6. AMENDMENT No. 1007

This amendment would eliminate the right of any party to insist that relevant scientific issues be submitted to a scientific committee by deleting "Upon request of any party or." This would give the Hearing Examiner the exclusive authority to determine what questions of scientific fact should be submitted to a scientific advisory committee at a hearing on a pesticide registration action. We oppose deletion of this provision from the bill.

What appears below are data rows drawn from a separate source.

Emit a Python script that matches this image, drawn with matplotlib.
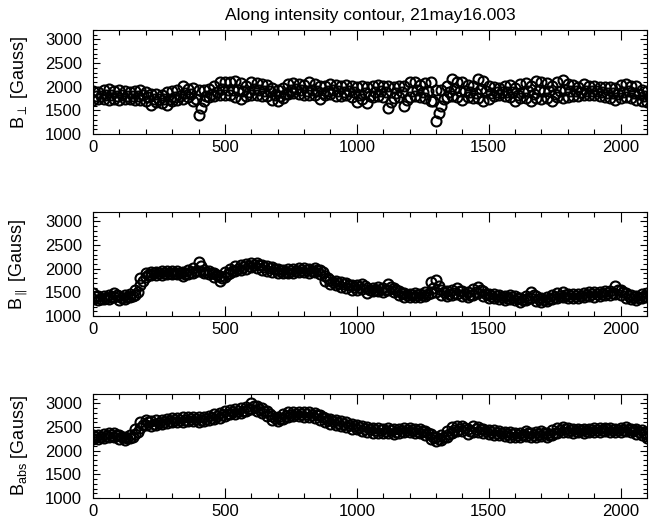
import numpy as np
import matplotlib
matplotlib.use("Agg")
import matplotlib.pyplot as plt
from matplotlib.ticker import MultipleLocator

plt.rcParams['font.family'] = ['Liberation Sans', 'DejaVu Sans']
plt.rcParams['mathtext.fontset'] = 'custom'
plt.rcParams['mathtext.rm'] = 'Liberation Sans'
plt.rcParams['mathtext.it'] = 'Liberation Sans'

title = "Along intensity contour, 21may16.003"
ylabels = [r'B$_{\perp}$ [Gauss]', r'B$_{\parallel}$ [Gauss]', r'B$_{\mathrm{abs}}$ [Gauss]']

# positions along contour (edges of band sampled every 20 points, band centre offset by 10)
pos = list(range(0, 2101, 20))
pos_mid = list(range(10, 2111, 20))

# Panel 1: B_perp  (lower / middle / upper of band)
bperp_low = [1720,1730,1740,1720,1730,1720,1740,1730,1720,1720,1700,1620,1680,1660,1620,1700,1720,1750,1780,1700,
             1400,1700,1780,1800,1820,1830,1820,1780,1750,1800,1830,1820,1800,1800,1720,1700,1760,1850,1860,1850,
             1820,1830,1830,1750,1820,1840,1810,1800,1820,1780,1680,1750,1650,1780,1800,1780,1550,1760,1780,1600,
             1780,1800,1780,1760,1700,1280,1600,1780,1800,1780,1720,1780,1760,1760,1700,1750,1800,1820,1800,1790,
             1700,1760,1760,1700,1760,1740,1760,1700,1780,1760,1780,1800,1800,1820,1820,1820,1800,1780,1760,1720,
             1760,1780,1760,1720,1700,1680]
bperp_mid = [1800,1800,1820,1830,1800,1820,1810,1800,1800,1820,1780,1740,1750,1730,1740,1780,1810,1860,1850,1750,
             1550,1800,1850,1890,1950,1940,1940,1930,1900,1890,1950,1930,1910,1900,1830,1800,1850,1930,1950,1940,
             1910,1940,1920,1860,1900,1930,1900,1890,1910,1880,1830,1870,1800,1880,1900,1880,1680,1860,1880,1720,
             1920,1940,1890,1900,1700,1450,1750,1880,1960,1920,1900,1890,1870,1950,1900,1860,1880,1880,1890,1890,
             1830,1890,1900,1840,1930,1900,1900,1850,1920,1930,1900,1900,1880,1920,1900,1900,1880,1870,1860,1840,
             1880,1900,1870,1850,1800,1780]
bperp_high = [1900,1890,1930,1950,1900,1930,1900,1890,1900,1930,1880,1850,1840,1830,1880,1900,1930,2010,1950,1970,
              1930,1930,1960,2010,2110,2090,2100,2120,2080,2010,2110,2080,2050,2030,1980,1930,1980,2050,2080,2060,
              2030,2090,2050,2010,2010,2050,2030,2010,2030,2020,2000,2020,1990,2010,2030,2020,2010,1990,2010,2020,
              2090,2110,2030,2070,2110,1930,1930,2010,2160,2090,2110,2030,2010,2170,2130,2010,1990,1980,2010,2030,
              1980,2050,2070,2010,2130,2090,2070,2020,2090,2140,2050,2030,2000,2050,2010,2010,1990,1990,1990,1980,
              2030,2050,2010,2010,1930,1910]

# Panel 2: B_parallel
bpar_low = [1360,1330,1350,1370,1400,1330,1370,1400,1450,1650,1820,1860,1860,1870,1880,1880,1880,1840,1880,1900,
            1950,1900,1880,1820,1750,1830,1920,1950,1980,2000,2030,2020,1980,1960,1940,1910,1900,1910,1920,1930,
            1930,1920,1930,1880,1750,1680,1650,1620,1600,1550,1560,1580,1490,1520,1520,1500,1560,1500,1440,1400,
            1400,1400,1400,1420,1480,1500,1450,1430,1450,1470,1420,1400,1440,1480,1420,1380,1380,1370,1340,1360,
            1330,1300,1340,1380,1320,1290,1320,1360,1380,1400,1380,1380,1380,1400,1420,1410,1430,1440,1450,1470,
            1450,1380,1360,1330,1380,1400]
bpar_mid = [1420,1370,1390,1410,1440,1380,1410,1430,1500,1730,1870,1900,1900,1910,1915,1915,1920,1885,1930,1960,
            2050,1940,1920,1860,1800,1880,1960,2000,2030,2050,2075,2070,2030,2005,1985,1955,1940,1950,1960,1970,
            1970,1960,1970,1930,1800,1725,1690,1670,1650,1605,1605,1630,1545,1560,1570,1550,1620,1550,1480,1440,
            1435,1440,1435,1460,1600,1630,1505,1475,1495,1535,1470,1450,1510,1550,1470,1425,1420,1405,1380,1400,
            1375,1345,1385,1440,1370,1335,1360,1400,1430,1450,1425,1420,1420,1440,1460,1455,1470,1480,1490,1555,
            1505,1430,1405,1380,1425,1440]
bpar_high = [1480,1420,1430,1450,1480,1430,1450,1470,1550,1800,1920,1940,1940,1950,1950,1950,1960,1930,1980,2020,
             2150,1980,1960,1900,1850,1930,2000,2050,2080,2100,2120,2120,2080,2050,2030,2000,1980,1990,2000,2010,
             2010,2000,2010,1980,1850,1770,1730,1720,1700,1660,1650,1680,1600,1600,1620,1600,1680,1600,1520,1480,
             1470,1480,1470,1500,1720,1760,1560,1520,1540,1600,1520,1500,1580,1620,1520,1470,1460,1440,1420,1440,
             1420,1390,1430,1500,1420,1380,1400,1440,1480,1500,1470,1460,1460,1480,1500,1500,1510,1520,1530,1640,
             1560,1480,1450,1430,1470,1480]

# Panel 3: B_abs
babs_low = [2240,2240,2260,2280,2280,2240,2220,2260,2350,2480,2550,2530,2540,2560,2580,2600,2600,2610,2620,2620,
            2610,2620,2640,2680,2700,2730,2770,2780,2800,2830,2880,2840,2800,2730,2640,2620,2680,2720,2730,2730,
            2720,2720,2700,2660,2600,2570,2540,2520,2500,2470,2450,2420,2400,2380,2380,2370,2380,2350,2370,2390,
            2400,2380,2380,2330,2250,2200,2230,2300,2380,2420,2420,2360,2400,2400,2370,2350,2340,2330,2310,2300,
            2280,2290,2320,2280,2300,2320,2290,2340,2380,2400,2390,2380,2390,2380,2390,2400,2400,2410,2400,2390,
            2400,2410,2390,2360,2340,2270]
babs_mid = [2290,2285,2305,2325,2325,2285,2260,2300,2400,2540,2600,2575,2590,2610,2630,2650,2650,2660,2670,2670,
            2660,2670,2690,2730,2750,2780,2820,2830,2850,2875,2940,2890,2850,2780,2690,2670,2730,2765,2775,2775,
            2770,2765,2750,2710,2650,2620,2590,2570,2550,2520,2500,2470,2450,2430,2430,2420,2430,2400,2420,2435,
            2445,2425,2425,2375,2300,2250,2280,2360,2440,2470,2475,2410,2460,2450,2415,2395,2385,2375,2355,2345,
            2325,2335,2365,2330,2350,2365,2335,2385,2430,2450,2435,2425,2430,2420,2430,2440,2440,2450,2440,2430,
            2445,2455,2430,2405,2385,2315]
babs_high = [2340,2330,2350,2370,2370,2330,2300,2340,2450,2600,2650,2620,2640,2660,2680,2700,2700,2710,2720,2720,
             2710,2720,2740,2780,2800,2830,2870,2880,2900,2920,3000,2940,2900,2830,2740,2720,2780,2810,2820,2820,
             2820,2810,2800,2760,2700,2670,2640,2620,2600,2570,2550,2520,2500,2480,2480,2470,2480,2450,2470,2480,
             2490,2470,2470,2420,2350,2300,2330,2420,2500,2520,2530,2460,2520,2500,2460,2440,2430,2420,2400,2390,
             2370,2380,2410,2380,2400,2410,2380,2430,2480,2500,2480,2470,2470,2460,2470,2480,2480,2490,2480,2470,
             2490,2500,2470,2450,2430,2360]

panels = [
    [(pos, bperp_low), (pos_mid, bperp_mid), (pos, bperp_high)],
    [(pos, bpar_low), (pos_mid, bpar_mid), (pos, bpar_high)],
    [(pos, babs_low), (pos_mid, babs_mid), (pos, babs_high)],
]

fig = plt.figure(figsize=(6.6, 5.2), dpi=100)
left, width, height = 93/660, 554/660, 104/520
bottoms = [1 - 134/520, 1 - 316/520, 1 - 498/520]

for i, (series, ylab) in enumerate(zip(panels, ylabels)):
    ax = fig.add_axes([left, bottoms[i], width, height])
    for xs, ys in series:
        ax.plot(xs, ys, 'o', mfc='none', mec='black', ms=7.2, mew=1.5, clip_on=True)
    ax.set_xlim(0, 2100)
    ax.set_ylim(1000, 3200)
    ax.xaxis.set_major_locator(MultipleLocator(500))
    ax.xaxis.set_minor_locator(MultipleLocator(100))
    ax.yaxis.set_major_locator(MultipleLocator(500))
    ax.yaxis.set_minor_locator(MultipleLocator(100))
    ax.tick_params(axis='both', which='both', direction='in', top=True, right=True,
                   labelsize=12, width=0.8)
    ax.tick_params(axis='x', which='major', length=7.2, pad=4)
    ax.tick_params(axis='x', which='minor', length=3.6)
    ax.tick_params(axis='y', which='major', length=5.0, pad=8)
    ax.tick_params(axis='y', which='minor', length=2.9)
    for sp in ax.spines.values():
        sp.set_linewidth(0.8)
    ax.set_ylabel(ylab, fontsize=13)
    ax.yaxis.set_label_coords(-0.114, 0.5)
    if i == 0:
        ax.set_title(title, fontsize=12.5, pad=7)

fig.savefig("out.png", dpi=100)
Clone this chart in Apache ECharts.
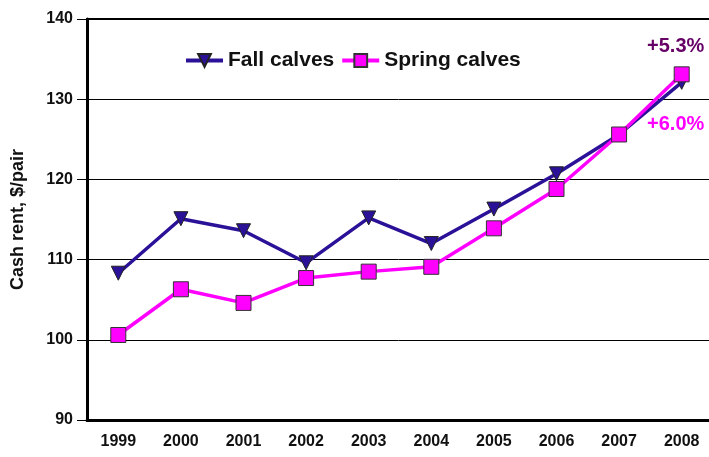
<!DOCTYPE html>
<html>
<head>
<meta charset="utf-8">
<script src="https://cdn.jsdelivr.net/npm/echarts@6/dist/echarts.min.js"></script>
<style>
  html, body { margin: 0; padding: 0; background: #fff; }
  #chart { width: 709px; height: 457px; }
</style>
</head>
<body>
<div id="chart"></div>
<script>
const years = ['1999', '2000', '2001', '2002', '2003', '2004', '2005', '2006', '2007', '2008']
const fallCalves = [108.3, 115.1, 113.6, 109.6, 115.2, 112.0, 116.3, 120.7, 125.6, 132.1]
const springCalves = [100.6, 106.3, 104.6, 107.7, 108.5, 109.1, 113.9, 118.8, 125.6, 133.1]
const fallGrowth = '+6.0%'
const springGrowth = '+5.3%'

const font = 'Liberation Sans, Arial, sans-serif'
const chart = echarts.init(document.getElementById('chart'))

// put the growth note on the last point only
function withLastLabel(values, text, color, offsetY) {
  return values.map(function (v, i) {
    if (i !== values.length - 1) return v
    return {
      value: v,
      label: {
        show: true,
        formatter: text,
        position: 'inside',
        offset: [-6, offsetY],
        color: color,
        fontFamily: font,
        fontWeight: 'bold',
        fontSize: 20
      }
    }
  })
}

chart.setOption({
  animation: false,
  grid: {
    left: 87,
    top: 19,
    width: 626,
    bottom: 37,
    outerBoundsMode: 'none',
    show: true,
    borderColor: '#000',
    borderWidth: 2
  },
  legend: {
    left: 179,
    top: 45,
    itemWidth: 37,
    itemHeight: 16,
    itemGap: 6,
    lineStyle: { width: 4 },
    textStyle: { fontFamily: font, fontWeight: 'bold', fontSize: 21, color: '#111' },
    data: ['Fall calves', 'Spring calves']
  },
  xAxis: {
    type: 'category',
    data: years,
    boundaryGap: true,
    axisLine: { lineStyle: { color: '#000', width: 3 } },
    axisTick: { alignWithLabel: true, length: 7, lineStyle: { color: '#888', width: 2 } },
    axisLabel: { fontFamily: font, fontWeight: 'bold', fontSize: 16, color: '#111', margin: 14 }
  },
  yAxis: {
    type: 'value',
    min: 90,
    max: 140,
    interval: 10,
    name: 'Cash rent, $/pair',
    nameLocation: 'middle',
    nameGap: 60,
    nameTextStyle: { fontFamily: font, fontWeight: 'bold', fontSize: 18, color: '#111' },
    axisLine: { show: true, lineStyle: { color: '#000', width: 3 } },
    axisTick: { show: true, length: 10, lineStyle: { color: '#000', width: 1 } },
    axisLabel: { fontFamily: font, fontWeight: 'bold', fontSize: 16, color: '#111', margin: 14 },
    splitLine: { lineStyle: { color: '#000', width: 1 } }
  },
  series: [
    {
      name: 'Fall calves',
      type: 'line',
      data: withLastLabel(fallCalves, fallGrowth, '#FF00FF', 42),
      symbol: 'triangle',
      symbolRotate: 180,
      symbolSize: 14,
      lineStyle: { color: '#2B1197', width: 3.5 },
      itemStyle: { color: '#2B1197', borderColor: '#222', borderWidth: 1 },
      z: 2
    },
    {
      name: 'Spring calves',
      type: 'line',
      data: withLastLabel(springCalves, springGrowth, '#660066', -28),
      symbol: 'rect',
      symbolSize: 15,
      lineStyle: { color: '#FF00FF', width: 3.5 },
      itemStyle: { color: '#FF00FF', borderColor: '#333', borderWidth: 1 },
      z: 3
    }
  ]
})
</script>
</body>
</html>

We favor discretion of the Examiner to determine what issues of fact should be submitted to advisory committees. If literally read H.R. 10729 might require the Examiner to refer certain "relevant" scientific questions, even though he is capable of passing on the point. Obviously an Examiner would not have to refer to a committee a question of established fact, even if relevant; e.g., is DDT a chlorinated hydrocarbon. We believe section 6(d), as drafted, would permit the exercise of this kind of discretion. On this assumption we favor the present language rather than Amendment No. 1007 which would give an Examiner absolute freedom to ignore a request by a party to refer a scientific question to an expert body. In our testimony on H.R. 10729, we suggested an amendment which would require all questions of scientific fact to be submitted at the outset of the hearing. We still support that amendment.

The amendment would also prescribe the makeup of an advisory committee and would provide that the recommendations of an advisory committee report are not binding on the Administrator.

We object to the proposed amendment concerning the membership of the advisory committee, particularly as to the phrase "substantially equal number of." It would usually be difficult to meet that requirement, especially when a small committee is forced. The requirement of obtaining individuals of varied disciplines could consume a great deal of time and thus delay the hearing.

We do not regard the third part of Amendment No. 1007 as necessary since at present the bill does not make the advisory committee report's recommendations binding on the Administrator, nor in practice are those recommendations so regarded.